From MIKE2 Methodology
Activity: Data Re-Engineering
Objective
Data Re-Engineering is a term used to describe a number of related functions for standardising data to a common format, correcting data quality issues, removing duplicate information/building linkages between records that did not exist previously, or enriching data with supplementary information.
The MIKE2.0 approach for Data Re-Engineering derives some of its ideas and language from the TIQM Methodology proposed by Larry English [1]for Data Re-Engineering. TIQM provides a very comprehensive approach to preventing and resolving Data Quality issues and is recommended as a complementary reference guide for users of MIKE2.0.

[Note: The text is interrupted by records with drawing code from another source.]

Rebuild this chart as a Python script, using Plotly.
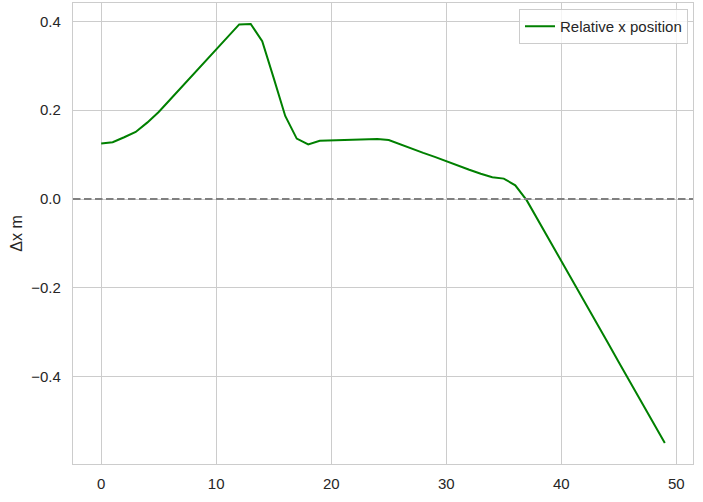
import plotly.graph_objects as go

# frame index and relative x position (m)
frames = list(range(50))
rel_x = [
    0.125, 0.128, 0.139, 0.151, 0.172, 0.196, 0.224, 0.252, 0.280, 0.308,
    0.337, 0.365, 0.393, 0.394, 0.355, 0.272, 0.187, 0.136, 0.123, 0.131,
    0.132, 0.133, 0.134, 0.134, 0.135, 0.133, 0.123, 0.114, 0.104, 0.095,
    0.085, 0.076, 0.066, 0.057, 0.049, 0.046, 0.031, -0.003, -0.048, -0.094,
    -0.139, -0.185, -0.230, -0.276, -0.321, -0.367, -0.412, -0.458, -0.503, -0.549,
]
ref_level = 0.0
x_ticks = [0, 10, 20, 30, 40, 50]
y_ticks = [-0.4, -0.2, 0.0, 0.2, 0.4]

font = "Liberation Sans, Arial, sans-serif"
grid = "#cccccc"
text_col = "#262626"


def padded(vals, frac=0.05):
    lo, hi = min(vals), max(vals)
    pad = (hi - lo) * frac
    return [lo - pad, hi + pad]


fig = go.Figure()

fig.add_trace(
    go.Scatter(
        x=frames,
        y=rel_x,
        mode="lines",
        name="Relative x position",
        line=dict(color="green", width=2),
    )
)

fig.add_hline(y=ref_level, line=dict(color="gray", width=2, dash="7.5px,3.5px"))

fig.update_layout(
    width=703,
    height=502,
    margin=dict(l=73, r=10, t=3, b=38),
    paper_bgcolor="white",
    plot_bgcolor="white",
    font=dict(family=font, size=15, color=text_col),
    showlegend=True,
    legend=dict(
        x=1 - 5 / 620,
        y=1 - 6 / 461,
        xanchor="right",
        yanchor="top",
        bgcolor="rgba(255,255,255,0.8)",
        bordercolor=grid,
        borderwidth=1,
        itemwidth=30,
        font=dict(size=15, color=text_col),
    ),
)

fig.update_xaxes(
    range=padded(frames),
    tickvals=x_ticks,
    showgrid=True,
    gridcolor=grid,
    gridwidth=1,
    zeroline=False,
    showline=True,
    mirror=True,
    linecolor=grid,
    linewidth=1.25,
    ticks="",
    ticklabelstandoff=6,
    automargin=False,
)

fig.update_yaxes(
    range=padded(rel_x),
    tickvals=y_ticks,
    tickformat=".1f",
    showgrid=True,
    gridcolor=grid,
    gridwidth=1,
    zeroline=False,
    showline=True,
    mirror=True,
    linecolor=grid,
    linewidth=1.25,
    ticks="",
    ticklabelstandoff=8,
    automargin=False,
    title=dict(text="Δx m", font=dict(size=16, color=text_col), standoff=4),
)

# the page body has a default 8px margin; drop it so the figure sits at 0,0
fig.write_html(
    "out.html",
    config={"displayModeBar": False},
    post_script="document.body.style.margin = '0';",
)
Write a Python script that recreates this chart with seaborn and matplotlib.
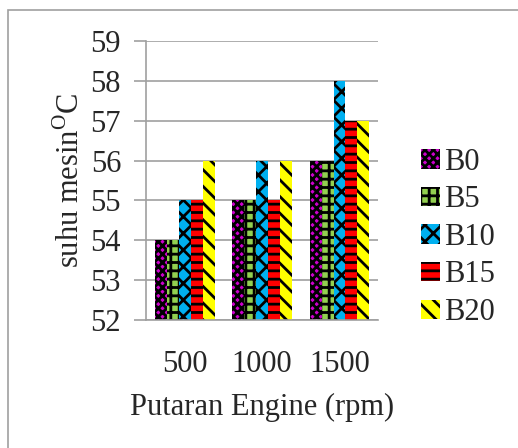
import numpy as np
import pandas as pd
import seaborn as sns
import matplotlib.pyplot as plt
from matplotlib.patches import Rectangle, Patch

# data
putaran = ["500", "1000", "1500"]
seri = ["B0", "B5", "B10", "B15", "B20"]
b0 = [54, 55, 56]
b5 = [54, 55, 56]
b10 = [55, 56, 58]
b15 = [55, 55, 57]
b20 = [56, 56, 57]

warna = ["#cc00cc", "#92d050", "#00b0f0", "#ff0000", "#ffff00"]
arsir = ["xxxx", "++", "xx", "--", "\\\\"]

tabela = pd.DataFrame({
    "putaran": putaran * 5,
    "seri": sum([[s] * 3 for s in seri], []),
    "suhu": b0 + b5 + b10 + b15 + b20,
})

sns.set_style("white")
plt.rcParams["font.family"] = ["Liberation Serif", "DejaVu Serif"]
plt.rcParams["hatch.linewidth"] = 2.0

fig = plt.figure(figsize=(5.18, 4.48), dpi=100)
ax = fig.add_axes([0.282, 0.286, 0.448, 0.622])

sns.barplot(data=tabela, x="putaran", y="suhu", hue="seri", order=putaran,
            hue_order=seri, palette=warna, saturation=1, width=0.77,
            legend=False, ax=ax)

for cont, h in zip(ax.containers, arsir):
    for bar in cont:
        bar.set_hatch(h)
        bar.set_edgecolor("black")
        bar.set_linewidth(0)

ax.set_ylim(52, 59)
ax.set_xlim(-0.5, 2.5)
ax.set_yticks(range(52, 60))
ax.yaxis.grid(True, color="#a0a0a0", linewidth=1.2)
ax.set_axisbelow(True)

for s in ["top", "right"]:
    ax.spines[s].set_visible(False)
for s in ["left", "bottom"]:
    ax.spines[s].set_color("#a0a0a0")
    ax.spines[s].set_linewidth(1.2)

ax.set_xticks([0, 1, 2])
ax.set_xticks([-0.5, 0.5, 1.5, 2.5], minor=True)
ax.tick_params(axis="x", which="major", length=0, pad=22, labelsize=22)
ax.tick_params(axis="x", which="minor", length=9, width=1.2, color="#a0a0a0")
ax.tick_params(axis="y", length=9, width=1.2, color="#a0a0a0", labelsize=22, pad=9, left=True)

ax.set_xlabel("Putaran Engine (rpm)", fontsize=22, labelpad=10)
ax.set_ylabel(r"suhu mesin$^\mathregular{O}$C", fontsize=22, labelpad=3)

handles = [Patch(facecolor=c, hatch=h, edgecolor="black", linewidth=0, label=s)
           for c, h, s in zip(warna, arsir, seri)]
fig.legend(handles=handles, loc="center left", bbox_to_anchor=(0.79, 0.47),
           frameon=False, fontsize=22, handlelength=0.6, handleheight=0.6,
           handletextpad=0.15, labelspacing=0.28, borderaxespad=0)

fig.patches.append(Rectangle((0.016, -0.1), 1.1, 1.078, transform=fig.transFigure,
                             fill=False, edgecolor="#a0a0a0", linewidth=1.2))

fig.savefig("out.png", dpi=100)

Data Re-Engineering is not always conducted within Phase 3 of the MIKE2.0 Methodology, it is an activity that may be conducted throughout the process. In many cases, however, it does make sense to try and address the major data issues before moving data into the target environment.
Major Deliverables
- Design, metadata assets and actual data changes that apply to the following steps:
- Business Case for addressing overall Data Quality issues
Tasks
Prepare for Data Re-Engineering
Objective:
In this task, the team prepares for Data Re-Engineering by ensuring that at least high level information requirements have been established, data extracts are available and the software development environment is ready. Data Profiling is typically a pre-requisite to this task, as it helps to quantitatively understand the data quality issues that exist beforehand and plan appropriately. Generally the same process for acquiring extracts for can be followed for Data Investigation.
Input:
- Detailed Business Requirements for Increment
- Data Profiling (typically)
- Configuration Management Baseline
- Development Environment Upgraded
Output:
Perform Data Standardisation
Objective:
Data Standardisation addresses problems related to:
- Redundant domain values
- Formatting problems
- Non-atomic data in complex fields
- Embedded meaning in data
The Data standardisation process is used to get data into an agreed-to atomic form, oftentimes mapping in data from complex fields using a vendor tool. Mapping rules from the standardisation processes are ideally fed into a metadata repository.
Input:
Output:
Perform Data Correction
Objective:
Data Correction typically addresses problems related to:
- Missing data
- Value issues due to range problems
- Value issues related non-unique fields
- Temporal or state issues
- Name and address data that can be referenced against existing reference sets
Input:
Output:
Perform Data Matching and Consolidation
Objective:
In this task, data is associated with other records to identify matching sets. Matching records can then either be consolidated to remove duplications or linked to another to form new associations.
Input:
Output:
Perform Data Enrichment
Objective:
Data Enrichment typically refers to the supplementing on an organisation’s internal data with data from external sources. Types of data that is typically used for enrichment data:
- Personal data such as date-of-birth and gender codes
- Geographical data
- Postal Data, such as Delivery Point Identifiers (DPID)
- Demographic information
- Economic data
- World event information
This provides an overall more robust set of information to make key business decisions
Input:
Output:
Finalise Business Summary of Data Quality Impact
Objective:
This task provides a summary of the root causes of the data quality issues that impact the business and recommendations for resolution of these issues. Recommendations may involve changes to source systems, improvements to business processes, increased validation, etc. The report produced should also involve financials to build a business case around resolution of these data quality issues and whether it makes sense to address them from a business perspective.
Input:
- Data Quality Report
- Data Re-Engineering Results
- Project Plan, Project Costs for Data Investigation and Re-Engineering
- Proposed Cost to fix data
Output:
Core Supporting Assets
- Data Investigation and Re-Engineering Solution provides a holistic approach to Data Investigation and Data Re-Engineering and makes reference to specific process steps to Data Investigation. It makes reference to logical and physical best practice.
Yellow Flags
- Root causes to data quality are not resolved - the core problems still exist
- The introduction of automated data quality rules could result in high degrees of load failures
- Re-engineering on one system will result in reconciliation issues with other systems
Key Resource Requirements
Potential Changes to this Activity
A few tasks may need to be added to this activity that are more commonly applied for Search. In particular: lemmatisation and spell checking that are commonly applied through a human interface. Alternatively, may expand the definition of standardisation to cover this area.
References
- ↑ Improving Data Warehouse and Business Information Quality: Methods for Reducing Costs and Increasing Profits. Larry English (John Wiley & Sons Inc, 1999)